Outra importante Israel ‘firster‘ é Elise Stefanik, congressista de Nova Iorque, que será embaixadora dos Estados Unidos nas Nações Unidas, onde sem dúvida seguirá os gloriosos passos de Nikki Haley, a primeira nomeada totalmente sionista de Trump para essa organização em 2016. Stefanik tem usado estridentemente o seu púlpito na Comissão de Educação e Trabalho da Câmara dos Representantes para destruir a liberdade de expressão nos campus universitários dos EUA, particularmente quando essa liberdade é usada para criticar Israel e o seu comportamento, que ela descreve liberalmente como antissemitismo, mesmo quando os protestos são desencadeados por atrocidades israelitas dirigidas contra palestinianos e libaneses. A sua caça às bruxas levou à demissão de vários presidentes de faculdades e as universidades de todo o país reprimiram os manifestantes pró-palestinianos, que, para que conste, Trump prometeu deportar juntamente com todos os “odiadores de judeus”. De acordo com a jornalista australiana Caitlin Johnstone,

ela é um monstro do pântano, cuja carreira política foi preparada em alguns dos mais odiosos grupos de reflexão neoconservadores de Washington, e opõe-se à imposição de quaisquer limites ao apoio militar dos EUA a Israel. No início deste ano, Stefanik deslocou-se a Israel para fazer um discurso perante o Knesset israelita, prometendo ajudar a travar o “antissemitismo” dos manifestantes contra as atrocidades genocidas de Israel nas universidades americanas.

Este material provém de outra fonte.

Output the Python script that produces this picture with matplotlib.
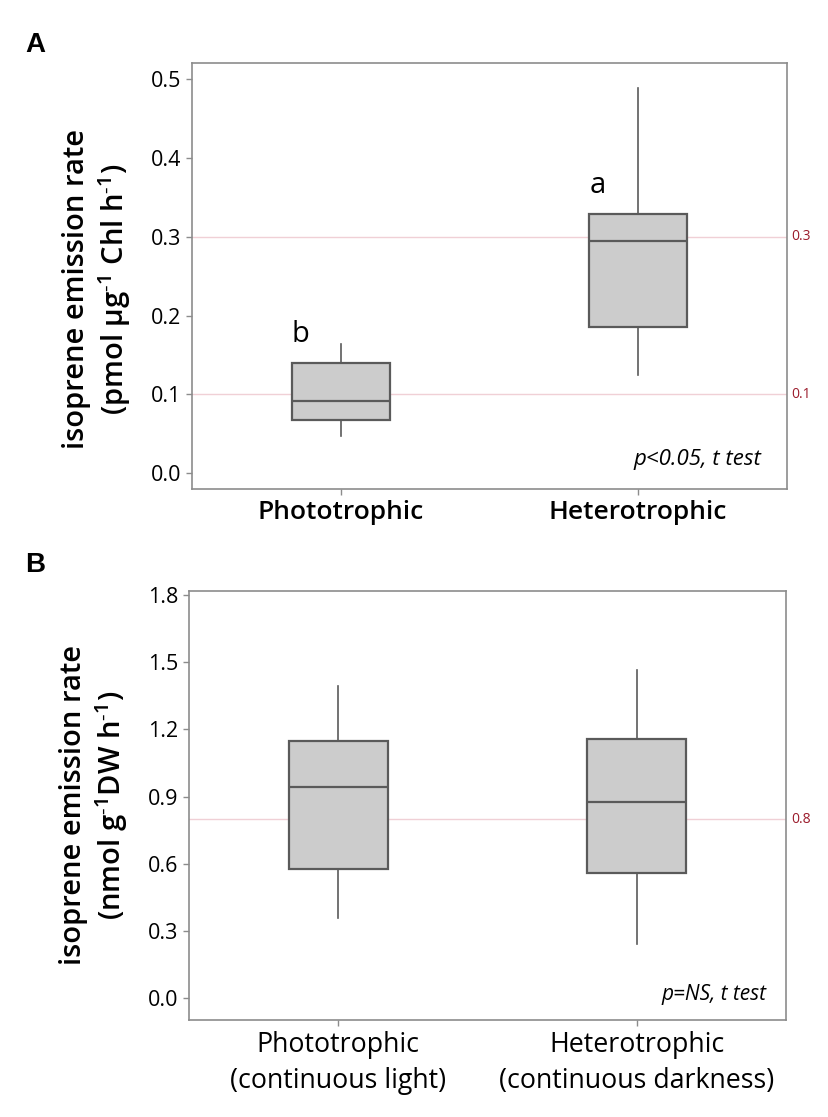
import matplotlib
matplotlib.use('Agg')
from matplotlib import pyplot as plt
from matplotlib import transforms

plt.rcParams['font.family'] = ['Open Sans', 'DejaVu Sans']
plt.rcParams['mathtext.default'] = 'regular'

# panel A data (pmol ug-1 Chl h-1)
groups_a = ['Phototrophic', 'Heterotrophic']
a_whislo = [0.047, 0.1245]
a_q1 = [0.068, 0.185]
a_med = [0.092, 0.295]
a_q3 = [0.140, 0.329]
a_whishi = [0.1635, 0.489]
a_letters = ['b', 'a']
a_ref = [0.3, 0.1]
a_ticks = [0.0, 0.1, 0.2, 0.3, 0.4, 0.5]

# panel B data (nmol g-1 DW h-1)
groups_b = ['Phototrophic\n(continuous light)', 'Heterotrophic\n(continuous darkness)']
b_whislo = [0.357, 0.241]
b_q1 = [0.577, 0.558]
b_med = [0.942, 0.878]
b_q3 = [1.147, 1.158]
b_whishi = [1.394, 1.466]
b_ref = [0.8]
b_ticks = [0.0, 0.3, 0.6, 0.9, 1.2, 1.5, 1.8]

FRAME = '#8c8c8c'
BOXEDGE = '#5a5a5a'
REFLINE = '#f0d0d6'
REFTEXT = '#9b1b2b'


def make_stats(lo, q1, med, q3, hi):
    stats = []
    for i in range(len(med)):
        stats.append({'whislo': lo[i], 'q1': q1[i], 'med': med[i],
                      'q3': q3[i], 'whishi': hi[i], 'fliers': []})
    return stats


def draw_panel(ax, stats, refs, ticks, ylim):
    for r in refs:
        ax.axhline(r, color=REFLINE, lw=1, zorder=0)
        tr = transforms.blended_transform_factory(ax.transAxes, ax.transData)
        ax.text(1.008, r, '{:g}'.format(r), transform=tr, color=REFTEXT,
                fontsize=10, va='center', ha='left')
    ax.bxp(stats, positions=[1, 2], widths=0.33, patch_artist=True,
           showcaps=False, showfliers=False,
           boxprops=dict(facecolor='#cccccc', edgecolor=BOXEDGE, lw=1.6),
           medianprops=dict(color=BOXEDGE, lw=1.6),
           whiskerprops=dict(color=BOXEDGE, lw=1.2))
    ax.set_xlim(0.5, 2.5)
    ax.set_ylim(*ylim)
    ax.set_yticks(ticks)
    ax.set_yticklabels(['{:.1f}'.format(t) for t in ticks])
    for s in ax.spines.values():
        s.set_color(FRAME)
        s.set_linewidth(1.2)
    ax.tick_params(colors=FRAME, length=4, width=1, labelcolor='black', labelsize=15.5)


fig = plt.figure(figsize=(8.29, 11.17), dpi=100)

# ---- panel A
axA = fig.add_axes([0.2316, 0.5619, 0.7174, 0.3819])
draw_panel(axA, make_stats(a_whislo, a_q1, a_med, a_q3, a_whishi), a_ref, a_ticks, (-0.0207, 0.521))
axA.set_xticks([1, 2])
axA.set_xticklabels(groups_a, fontsize=19, fontweight='semibold')
for i, lab in enumerate(a_letters):
    axA.text(i + 1 - 0.137, a_q3[i] + 0.036, lab, fontsize=21, ha='center', va='center')
axA.set_ylabel('isoprene emission rate\n(pmol µg$^{\u20101}$ Chl h$^{\u20101}$)', fontsize=21,
               fontweight='semibold', linespacing=1.18)
axA.yaxis.set_label_coords(-0.099, 0.47)
axA.text(0.958, 0.069, 'p<0.05, t test', transform=axA.transAxes, ha='right', va='center',
         fontsize=16, style='italic')

# ---- panel B
axB = fig.add_axes([0.228, 0.0866, 0.7201, 0.3846])
draw_panel(axB, make_stats(b_whislo, b_q1, b_med, b_q3, b_whishi), b_ref, b_ticks, (-0.098, 1.819))
axB.set_xticks([1, 2])
axB.set_xticklabels(groups_b, fontsize=19.3, linespacing=1.38)
axB.set_ylabel('isoprene emission rate\n(nmol g$^{\u20101}$DW h$^{\u20101}$)', fontsize=21,
               fontweight='semibold', linespacing=1.18)
axB.yaxis.set_label_coords(-0.099, 0.5)
axB.text(0.968, 0.059, 'p=NS, t test', transform=axB.transAxes, ha='right', va='center',
         fontsize=15, style='italic')

fig.text(0.030, 0.960, 'A', fontsize=20, fontweight='bold', family='Liberation Sans', va='center')
fig.text(0.030, 0.494, 'B', fontsize=20, fontweight='bold', family='Liberation Sans', va='center')

fig.savefig('out.png', dpi=100)
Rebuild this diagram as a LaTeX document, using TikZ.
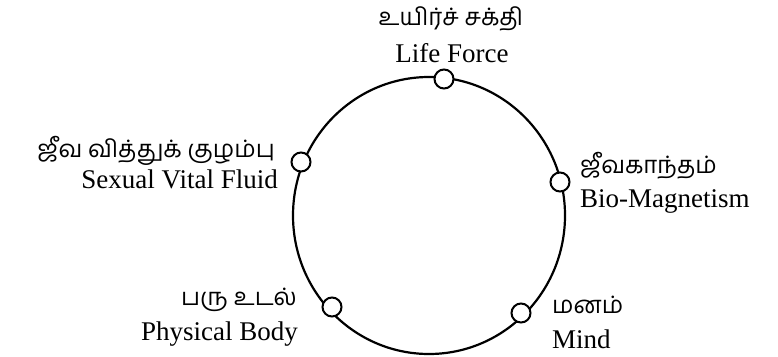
\documentclass[tikz,border=0pt]{standalone}
\usepackage{fontspec}
\setmainfont{Liberation Serif}
\newfontfamily\tamilfont[Script=Tamil]{Hind Madurai}
\begin{document}
\begin{tikzpicture}[x=1pt,y=-1pt,
  dot/.style={circle,draw,line width=2pt,fill=white,minimum size=19pt,inner sep=0pt},
  en/.style={font=\fontsize{27}{31}\selectfont,inner sep=0pt},
  ta/.style={font=\tamilfont\fontsize{24}{28}\selectfont,inner sep=0pt}]
\useasboundingbox (0,0) rectangle (778,356);
\draw[line width=2.2pt] (429,215.5) ellipse [x radius=136, y radius=138.5];
\node[dot] (life) at (444,79) {};
\node[dot] (sex) at (301,162) {};
\node[dot] (bio) at (560,182) {};
\node[dot] (body) at (332,307) {};
\node[dot] (mind) at (521,313) {};
\node[ta,anchor=base] (lifeT) at (451,25) {உயிர்ச் சக்தி};
\node[en,anchor=base] (lifeE) at (452,62) {Life Force};
\node[ta,anchor=base east] (sexT) at (275,157) {ஜீவ வித்துக் குழம்பு};
\node[en,anchor=base east] (sexE) at (278,188) {Sexual Vital Fluid};
\node[ta,anchor=base west] (bioT) at (580,173) {ஜீவகாந்தம்};
\node[en,anchor=base west] (bioE) at (580,207) {Bio-Magnetism};
\node[ta,anchor=base east] (bodyT) at (297,305) {பரு உடல்};
\node[en,anchor=base east] (bodyE) at (298,340) {Physical Body};
\node[ta,anchor=base west] (mindT) at (552,313) {மனம்};
\node[en,anchor=base west] (mindE) at (552,348) {Mind};
\end{tikzpicture}
\end{document}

Não há dúvida de que Stefanik será considerada a representante dos interesses israelitas na ONU e no Departamento de Estado, em vez dos interesses dos Estados Unidos ou dos cidadãos americanos. O mesmo se aplica ao enviado do novo presidente para o Médio Oriente, o magnata judeu do imobiliário Steve Witkoff, que é parceiro de golfe de Trump, mas que, segundo consta, não tem experiência diplomática ou política. Um perfil do Times of Israel descreve Witkoff como um “canal para a comunidade empresarial judaica”. É uma óptima notícia, porque em Washington quem tem mais dinheiro fala sempre mais alto.

E assim é. Vira-se uma página em Washington e descobre-se que alguém comprou todas as páginas restantes, de modo que tudo o que se pode fazer é continuar a reler a mesma coisa. Caramba, presidentes Biden e Trump, não vos incomoda saber, como certamente sabem, que outro país é nosso dono e que leva a cabo crimes de guerra quase contínuos contra um povo ocupado que são possibilitados pelo uso das nossas armas e do nosso dinheiro? Não têm qualquer sentido de vergonha? Onde está a orgulhosa e honrada América que em tempos foi um farol de liberdade entre todas as nações? Pelos vistos, foi-se e foi esquecida.